The town of Fossombrone is located in the lower valley of Metauro, along the ancient Via Flaminia, located on the flat area between the Monti Cesane and Colle dei Cappuccini. The first evidence of human presence dating back to the Paleolithic, the first settlement of Roman citizens settled near San Martino del Piano. The name Forum Sempronii was given as a tributu to Caio Sempronio Gracco. In early 1300, the city was ruled by the Malatesta family and from the middle of the fifteenth century it passed under the dominion of Montefeltro of Urbino during which the city had a period of great prosperity. Federico da Montefeltro built many buildings on a pre-existing medieval structures, the High Court was strengthened with a quadrilateral fortress that lays at the top of the hill of Sant’Aldebrando.
The town of Fossombrone is rich in churches and monuments: maybe the most famous is the beautiful Church of San Filippo, built in Baroque style.
On top of the hill stands the Capuchin Convent, dated back to the sixteenth century, from which you can admire a great panorama.

“Forum Sempronii” Archaeological Park

Around the area of ​​the San Martino you can admire important remains of public and private roman buildings as well as the layout of some streets with paving flagstones. Among the most interesting ruins there is a large spa building dating back to the first century BC and mosaics of a roman domus. The Archaeological Park, the only one in the Pesaro-Urbino province and among the most significant of the Marches, allows you to discover the ancient city.

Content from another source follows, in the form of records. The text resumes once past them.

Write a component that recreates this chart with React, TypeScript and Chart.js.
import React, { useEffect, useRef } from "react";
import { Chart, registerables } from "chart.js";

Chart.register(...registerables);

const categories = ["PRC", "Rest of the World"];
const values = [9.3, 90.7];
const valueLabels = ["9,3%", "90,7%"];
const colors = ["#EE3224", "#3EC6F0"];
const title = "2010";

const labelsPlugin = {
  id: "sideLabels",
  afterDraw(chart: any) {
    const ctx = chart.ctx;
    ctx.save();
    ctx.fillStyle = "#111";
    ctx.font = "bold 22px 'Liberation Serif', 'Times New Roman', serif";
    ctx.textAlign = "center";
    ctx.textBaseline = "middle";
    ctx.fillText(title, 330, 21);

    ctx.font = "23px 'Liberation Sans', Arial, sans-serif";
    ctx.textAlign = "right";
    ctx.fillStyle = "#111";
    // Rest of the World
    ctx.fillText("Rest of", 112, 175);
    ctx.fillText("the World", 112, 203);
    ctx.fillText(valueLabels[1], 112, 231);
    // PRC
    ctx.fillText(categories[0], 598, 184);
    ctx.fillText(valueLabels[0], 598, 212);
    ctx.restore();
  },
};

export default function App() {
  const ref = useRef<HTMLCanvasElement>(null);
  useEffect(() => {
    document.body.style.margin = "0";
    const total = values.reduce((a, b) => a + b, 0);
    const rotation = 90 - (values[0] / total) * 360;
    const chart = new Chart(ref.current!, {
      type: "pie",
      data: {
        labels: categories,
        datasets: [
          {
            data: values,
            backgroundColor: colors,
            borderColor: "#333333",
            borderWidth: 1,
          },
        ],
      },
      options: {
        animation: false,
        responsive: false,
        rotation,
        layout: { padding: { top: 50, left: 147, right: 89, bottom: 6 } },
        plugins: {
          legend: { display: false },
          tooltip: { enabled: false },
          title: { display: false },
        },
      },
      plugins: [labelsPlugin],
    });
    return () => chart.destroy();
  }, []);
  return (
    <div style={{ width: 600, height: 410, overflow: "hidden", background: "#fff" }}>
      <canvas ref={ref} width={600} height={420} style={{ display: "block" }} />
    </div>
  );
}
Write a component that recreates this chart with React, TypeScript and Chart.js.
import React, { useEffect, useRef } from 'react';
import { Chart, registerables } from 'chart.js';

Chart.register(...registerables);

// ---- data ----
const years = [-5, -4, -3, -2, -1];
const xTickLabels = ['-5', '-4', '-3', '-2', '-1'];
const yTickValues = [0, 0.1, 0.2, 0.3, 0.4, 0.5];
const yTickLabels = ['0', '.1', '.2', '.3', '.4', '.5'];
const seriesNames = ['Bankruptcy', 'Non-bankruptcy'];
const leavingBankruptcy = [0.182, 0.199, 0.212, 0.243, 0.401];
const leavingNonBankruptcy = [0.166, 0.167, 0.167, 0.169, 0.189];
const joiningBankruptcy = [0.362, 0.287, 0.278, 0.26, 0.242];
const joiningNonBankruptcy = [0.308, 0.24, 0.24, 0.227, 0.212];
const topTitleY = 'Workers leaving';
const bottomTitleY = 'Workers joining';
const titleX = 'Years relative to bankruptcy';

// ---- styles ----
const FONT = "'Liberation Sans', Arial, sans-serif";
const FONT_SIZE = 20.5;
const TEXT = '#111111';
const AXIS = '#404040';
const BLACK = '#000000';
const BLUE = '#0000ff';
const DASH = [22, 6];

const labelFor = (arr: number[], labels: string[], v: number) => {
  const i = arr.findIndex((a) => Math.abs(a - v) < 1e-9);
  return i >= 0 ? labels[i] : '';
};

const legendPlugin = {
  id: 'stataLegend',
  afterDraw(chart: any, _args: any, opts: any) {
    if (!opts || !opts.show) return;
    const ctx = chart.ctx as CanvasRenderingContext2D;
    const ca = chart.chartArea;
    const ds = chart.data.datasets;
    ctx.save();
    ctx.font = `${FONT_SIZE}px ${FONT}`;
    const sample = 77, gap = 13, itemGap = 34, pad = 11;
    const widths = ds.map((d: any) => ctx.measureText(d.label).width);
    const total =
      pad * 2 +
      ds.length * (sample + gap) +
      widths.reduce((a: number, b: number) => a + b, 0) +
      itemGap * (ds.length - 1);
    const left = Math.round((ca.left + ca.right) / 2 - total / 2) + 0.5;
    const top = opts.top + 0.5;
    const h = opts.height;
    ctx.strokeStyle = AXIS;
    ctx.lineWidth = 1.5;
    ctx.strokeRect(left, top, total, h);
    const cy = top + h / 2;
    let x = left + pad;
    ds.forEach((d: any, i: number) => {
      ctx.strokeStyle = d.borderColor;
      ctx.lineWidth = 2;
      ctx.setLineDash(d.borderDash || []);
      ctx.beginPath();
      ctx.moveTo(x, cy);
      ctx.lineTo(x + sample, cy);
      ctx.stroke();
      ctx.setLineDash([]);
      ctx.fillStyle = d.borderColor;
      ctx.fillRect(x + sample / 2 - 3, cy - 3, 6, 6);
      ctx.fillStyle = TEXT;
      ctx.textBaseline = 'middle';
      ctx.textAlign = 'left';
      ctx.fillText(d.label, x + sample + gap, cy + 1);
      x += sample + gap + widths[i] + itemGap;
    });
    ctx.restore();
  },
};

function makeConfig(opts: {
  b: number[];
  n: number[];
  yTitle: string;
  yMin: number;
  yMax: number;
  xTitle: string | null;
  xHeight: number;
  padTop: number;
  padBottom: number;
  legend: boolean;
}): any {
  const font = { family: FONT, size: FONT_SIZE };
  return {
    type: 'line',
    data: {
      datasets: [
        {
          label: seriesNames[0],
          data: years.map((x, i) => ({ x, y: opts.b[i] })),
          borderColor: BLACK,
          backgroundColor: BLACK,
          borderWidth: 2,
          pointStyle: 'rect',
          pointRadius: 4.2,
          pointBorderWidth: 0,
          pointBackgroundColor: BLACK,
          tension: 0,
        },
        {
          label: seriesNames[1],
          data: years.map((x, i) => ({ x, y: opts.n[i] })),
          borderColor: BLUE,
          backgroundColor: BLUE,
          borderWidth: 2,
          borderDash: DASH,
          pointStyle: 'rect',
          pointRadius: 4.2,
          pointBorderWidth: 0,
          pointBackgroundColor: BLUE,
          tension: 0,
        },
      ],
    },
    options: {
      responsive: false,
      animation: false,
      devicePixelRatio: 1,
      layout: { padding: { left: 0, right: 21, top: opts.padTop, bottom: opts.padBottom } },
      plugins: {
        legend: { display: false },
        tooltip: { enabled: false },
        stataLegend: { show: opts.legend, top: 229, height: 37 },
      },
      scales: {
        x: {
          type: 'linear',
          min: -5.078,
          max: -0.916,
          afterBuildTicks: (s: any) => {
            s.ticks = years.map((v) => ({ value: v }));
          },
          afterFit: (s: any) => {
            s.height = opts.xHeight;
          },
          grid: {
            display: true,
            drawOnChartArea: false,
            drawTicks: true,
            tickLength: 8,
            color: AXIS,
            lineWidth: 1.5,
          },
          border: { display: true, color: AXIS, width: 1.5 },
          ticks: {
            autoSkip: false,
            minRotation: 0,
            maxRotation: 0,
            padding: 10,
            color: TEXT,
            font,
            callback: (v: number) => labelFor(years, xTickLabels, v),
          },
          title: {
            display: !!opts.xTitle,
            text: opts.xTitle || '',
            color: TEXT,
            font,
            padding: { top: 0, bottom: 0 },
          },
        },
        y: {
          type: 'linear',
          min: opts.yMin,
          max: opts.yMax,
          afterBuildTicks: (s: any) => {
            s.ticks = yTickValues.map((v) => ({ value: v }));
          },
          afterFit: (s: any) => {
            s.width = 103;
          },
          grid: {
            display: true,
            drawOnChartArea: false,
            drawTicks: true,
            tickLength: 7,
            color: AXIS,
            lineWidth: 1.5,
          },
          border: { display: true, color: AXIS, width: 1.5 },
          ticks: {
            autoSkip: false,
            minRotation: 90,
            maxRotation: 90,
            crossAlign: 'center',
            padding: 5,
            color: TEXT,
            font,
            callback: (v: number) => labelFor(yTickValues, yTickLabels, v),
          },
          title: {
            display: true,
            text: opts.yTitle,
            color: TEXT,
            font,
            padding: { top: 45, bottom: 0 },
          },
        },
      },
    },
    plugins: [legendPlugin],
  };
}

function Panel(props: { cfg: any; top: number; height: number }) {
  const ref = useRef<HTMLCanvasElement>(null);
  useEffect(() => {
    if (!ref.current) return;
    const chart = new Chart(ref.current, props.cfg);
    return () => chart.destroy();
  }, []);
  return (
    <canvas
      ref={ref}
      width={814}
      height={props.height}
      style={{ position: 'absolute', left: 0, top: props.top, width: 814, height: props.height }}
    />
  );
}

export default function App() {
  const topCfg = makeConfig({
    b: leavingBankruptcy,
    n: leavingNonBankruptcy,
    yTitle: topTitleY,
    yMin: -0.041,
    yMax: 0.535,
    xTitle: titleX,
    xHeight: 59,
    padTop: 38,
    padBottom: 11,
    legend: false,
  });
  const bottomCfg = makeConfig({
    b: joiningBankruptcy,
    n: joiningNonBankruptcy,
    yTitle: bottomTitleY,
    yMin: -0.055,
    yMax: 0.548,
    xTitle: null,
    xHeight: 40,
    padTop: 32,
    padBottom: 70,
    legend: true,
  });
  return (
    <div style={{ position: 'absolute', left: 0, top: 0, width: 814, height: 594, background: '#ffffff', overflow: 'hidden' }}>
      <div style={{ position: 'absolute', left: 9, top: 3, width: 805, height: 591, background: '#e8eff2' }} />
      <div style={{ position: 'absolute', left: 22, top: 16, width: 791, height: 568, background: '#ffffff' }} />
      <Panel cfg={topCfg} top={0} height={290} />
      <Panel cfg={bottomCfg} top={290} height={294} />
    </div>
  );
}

Archaeological Museum and Civic Art Gallery “Augusto Vernarecci”

Within the High Court is the Archaeological Museum “A. Vernarecci “, where you can admire prehistoric material, protohistoric and Roman materials.
The rooms of the main building of the High Court are home to the art collection of the Municipal Art Gallery which displays paintings by authors from the sixteenth to the nineteenth century.

House Museum “Cesarini”

The House Museum owned by the notary Giuseppe Cesarini, that during his life picked bought some of the most important collections of contemporary art in the Marche. The palace, middle-class residence of the 30s-40s of the last century, is located along the Via Flaminia. A large living room is dedicated to the artist Anselmo Bucci, dear friend of the notary and exponent of twentieth-century painting Marches painting school.